Ich glaube nicht, dass ein einzelnes Instrument das ganze System überwinden kann. Das Grunderbe ist nur eines von vielen Werkzeugen. Wir brauchen ein ganzes Maßnahmenpaket – wie beim Hausbau mehr als nur einen Hammer.
Anthony Atkinson, ein führender Ungleichheitsforscher, hat in seinem Buch Ungleichheit. Was wir dagegen tun können fünfzehn Maßnahmen vorgeschlagen. Das Grunderbe war nur eine davon.

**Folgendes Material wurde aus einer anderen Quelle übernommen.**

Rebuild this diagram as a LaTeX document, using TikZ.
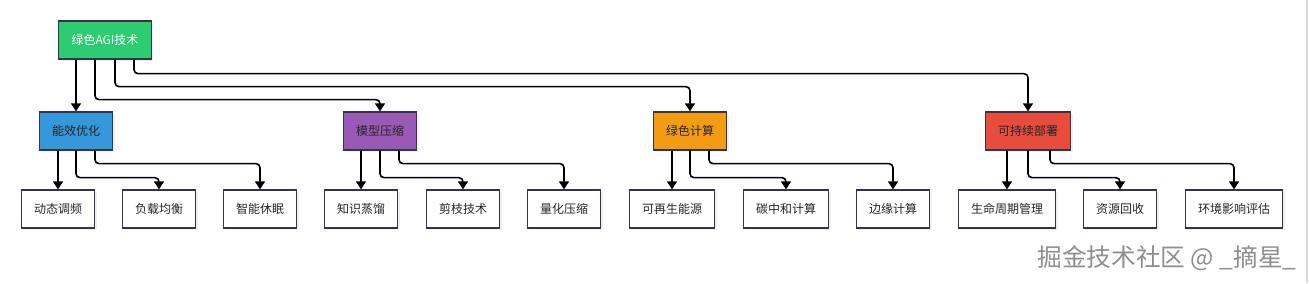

Es geht darum, an vielen Stellen anzusetzen: Vermögensteuern nach oben hin, progressivere Einkommensteuern, bessere öffentliche Infrastruktur, armutsfeste Kindergrundsicherung, armutsfeste Löhne, kostenloser ÖPNV, bezahlbarer Wohnraum – all das gehört zusammen.
Ich sehe das Grunderbe nicht als Allheilmittel, sondern als konkreten Vorschlag, der helfen kann, die massive Vermögensungleichheit anzugehen – und vielleicht unsere Vorstellungen von Besitz, Leistung und Gerechtigkeit neu zu denken.
Martyna Berenika Linartas ist Doktorandin am Exzellenzcluster »Contestations of the Liberal Script (SCRIPTS)« an der Freien Universität Berlin. Sie ist Gründerin und Projektleiterin von ungleichheit.info, einer Initiative, die Wissen zu Ungleichheit allgemeinverständlich vermittelt.